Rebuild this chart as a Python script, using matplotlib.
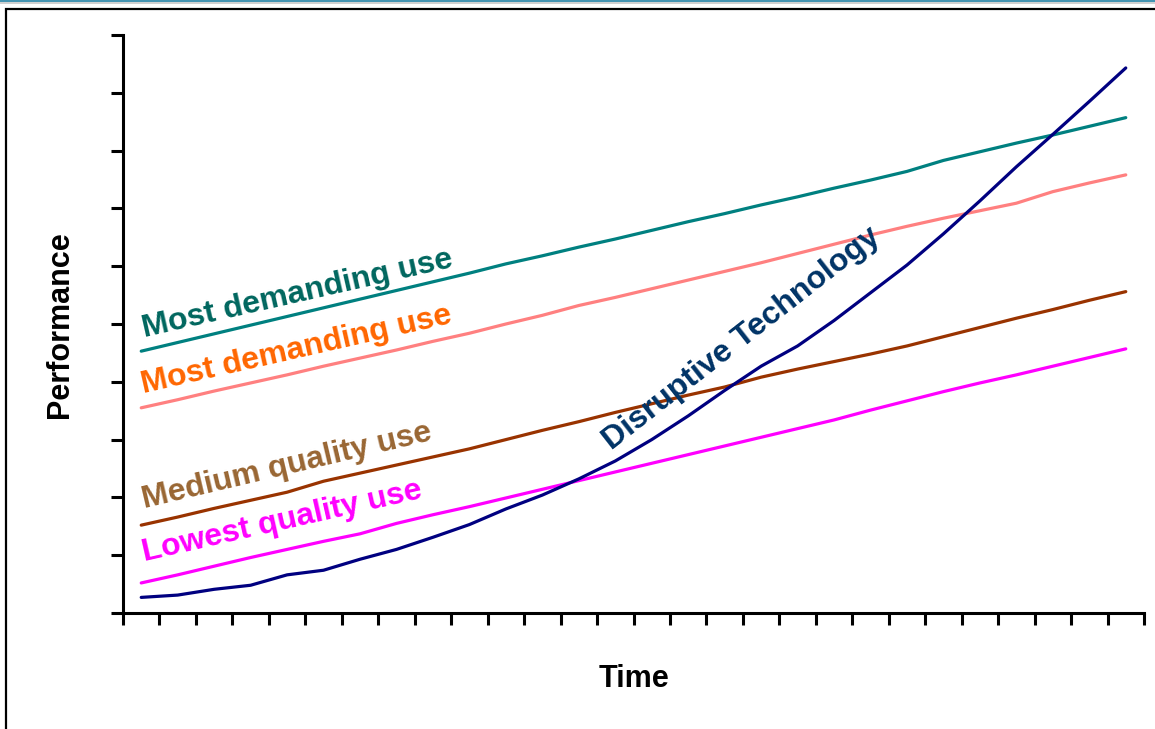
import numpy as np
import matplotlib.pyplot as plt
from matplotlib.patches import Rectangle
from matplotlib.lines import Line2D

plt.rcParams['font.family'] = ['Liberation Sans', 'DejaVu Sans']
plt.rcParams['font.weight'] = 'bold'

# Performance over time (28 periods, arbitrary units 0..10)
periods = np.arange(28)

most_demanding = [4.53, 4.68, 4.83, 4.98, 5.13, 5.28, 5.43, 5.58, 5.73, 5.88,
                  6.04, 6.18, 6.33, 6.47, 6.62, 6.77, 6.91, 7.06, 7.20, 7.35,
                  7.49, 7.64, 7.83, 7.98, 8.13, 8.27, 8.42, 8.57]
most_demanding_2 = [3.55, 3.69, 3.84, 3.98, 4.12, 4.27, 4.41, 4.55, 4.70, 4.84,
                    5.00, 5.15, 5.32, 5.46, 5.61, 5.76, 5.91, 6.06, 6.22, 6.38,
                    6.54, 6.69, 6.83, 6.96, 7.09, 7.29, 7.44, 7.58]
medium_quality = [1.52, 1.66, 1.81, 1.95, 2.09, 2.28, 2.42, 2.56, 2.70, 2.84,
                  3.00, 3.16, 3.31, 3.47, 3.62, 3.77, 3.91, 4.08, 4.22, 4.35,
                  4.48, 4.62, 4.78, 4.94, 5.10, 5.25, 5.41, 5.56]
lowest_quality = [0.52, 0.66, 0.81, 0.96, 1.10, 1.24, 1.37, 1.55, 1.70, 1.84,
                  1.99, 2.14, 2.29, 2.44, 2.59, 2.74, 2.89, 3.04, 3.19, 3.34,
                  3.51, 3.67, 3.83, 3.98, 4.12, 4.27, 4.42, 4.57]
disruptive = [0.27, 0.31, 0.41, 0.48, 0.66, 0.74, 0.93, 1.10, 1.31, 1.53,
              1.80, 2.04, 2.32, 2.63, 3.00, 3.41, 3.85, 4.27, 4.62, 5.06,
              5.54, 6.02, 6.56, 7.13, 7.72, 8.28, 8.85, 9.43]

fig = plt.figure(figsize=(11.55, 7.29), dpi=100)
ax = fig.add_axes([123 / 1155, 116 / 729, 1021 / 1155, 578 / 729])

lw = 2.3
ax.plot(periods, most_demanding, color='#008080', lw=lw, solid_capstyle='round')
ax.plot(periods, most_demanding_2, color='#FF8080', lw=lw, solid_capstyle='round')
ax.plot(periods, medium_quality, color='#993300', lw=lw, solid_capstyle='round')
ax.plot(periods, lowest_quality, color='#FF00FF', lw=lw, solid_capstyle='round')
ax.plot(periods, disruptive, color='#000080', lw=lw, solid_capstyle='round')

# line labels
fs = 23
ax.text(0.1, 4.78, 'Most demanding use', color='#00665E', fontsize=fs,
        rotation=12.8, rotation_mode='anchor', ha='left', va='baseline')
ax.text(0.05, 3.80, 'Most demanding use', color='#FF6600', fontsize=fs,
        rotation=12.8, rotation_mode='anchor', ha='left', va='baseline')
ax.text(0.1, 1.81, 'Medium quality use', color='#996633', fontsize=fs,
        rotation=13.3, rotation_mode='anchor', ha='left', va='baseline')
ax.text(0.1, 0.90, 'Lowest quality use', color='#FF00FF', fontsize=fs,
        rotation=12.8, rotation_mode='anchor', ha='left', va='baseline')
ax.text(12.91, 2.82, 'Disruptive Technology', color='#003366', fontsize=fs,
        rotation=38, rotation_mode='anchor', ha='left', va='baseline')

ax.set_xlim(-0.5, 27.5)
ax.set_ylim(0, 10)
ax.set_xticks(np.arange(-0.5, 28, 1))
ax.set_yticks(np.arange(0, 11, 1))
ax.set_xticklabels([])
ax.set_yticklabels([])
ax.tick_params(axis='both', direction='out', length=8.5, width=2.2, color='black')
for s in ['top', 'right']:
    ax.spines[s].set_visible(False)
for s in ['left', 'bottom']:
    ax.spines[s].set_linewidth(2.2)

fig.text(60 / 1155, 1 - 325 / 729, 'Performance', rotation=90, fontsize=22,
         ha='center', va='center')
fig.text(634 / 1155, 1 - 679 / 729, 'Time', fontsize=22, ha='center', va='center')

# slide frame
fig.patches.append(Rectangle((6 / 1155, -0.2), 1.5, 1.2 - 9 / 729, transform=fig.transFigure,
                             fill=False, lw=1.6, ec='black'))
fig.lines.append(Line2D([0, 1], [1 - 0.8 / 729, 1 - 0.8 / 729], transform=fig.transFigure,
                        color='#1F7FA3', lw=1.2))
fig.lines.append(Line2D([0, 1], [1 - 3 / 729, 1 - 3 / 729], transform=fig.transFigure,
                        color='#C8C8C8', lw=1.2))

fig.savefig('out.png', dpi=100)
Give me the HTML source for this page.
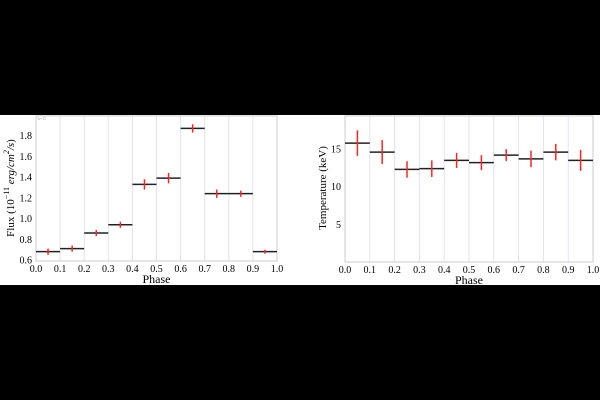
++++++++
STATED TASK
Only the lines from the start of the records above through the line containing "ax = fig.add_axes([123" should be returned, exactly and with both ends, please; the pictures stay out.

REPLY TO THE TASK
Rebuild this chart as a Python script, using matplotlib.
import numpy as np
import matplotlib.pyplot as plt
from matplotlib.patches import Rectangle
from matplotlib.lines import Line2D

plt.rcParams['font.family'] = ['Liberation Sans', 'DejaVu Sans']
plt.rcParams['font.weight'] = 'bold'

# Performance over time (28 periods, arbitrary units 0..10)
periods = np.arange(28)

most_demanding = [4.53, 4.68, 4.83, 4.98, 5.13, 5.28, 5.43, 5.58, 5.73, 5.88,
                  6.04, 6.18, 6.33, 6.47, 6.62, 6.77, 6.91, 7.06, 7.20, 7.35,
                  7.49, 7.64, 7.83, 7.98, 8.13, 8.27, 8.42, 8.57]
most_demanding_2 = [3.55, 3.69, 3.84, 3.98, 4.12, 4.27, 4.41, 4.55, 4.70, 4.84,
                    5.00, 5.15, 5.32, 5.46, 5.61, 5.76, 5.91, 6.06, 6.22, 6.38,
                    6.54, 6.69, 6.83, 6.96, 7.09, 7.29, 7.44, 7.58]
medium_quality = [1.52, 1.66, 1.81, 1.95, 2.09, 2.28, 2.42, 2.56, 2.70, 2.84,
                  3.00, 3.16, 3.31, 3.47, 3.62, 3.77, 3.91, 4.08, 4.22, 4.35,
                  4.48, 4.62, 4.78, 4.94, 5.10, 5.25, 5.41, 5.56]
lowest_quality = [0.52, 0.66, 0.81, 0.96, 1.10, 1.24, 1.37, 1.55, 1.70, 1.84,
                  1.99, 2.14, 2.29, 2.44, 2.59, 2.74, 2.89, 3.04, 3.19, 3.34,
                  3.51, 3.67, 3.83, 3.98, 4.12, 4.27, 4.42, 4.57]
disruptive = [0.27, 0.31, 0.41, 0.48, 0.66, 0.74, 0.93, 1.10, 1.31, 1.53,
              1.80, 2.04, 2.32, 2.63, 3.00, 3.41, 3.85, 4.27, 4.62, 5.06,
              5.54, 6.02, 6.56, 7.13, 7.72, 8.28, 8.85, 9.43]

fig = plt.figure(figsize=(11.55, 7.29), dpi=100)
ax = fig.add_axes([123 / 1155, 116 / 729, 1021 / 1155, 578 / 729])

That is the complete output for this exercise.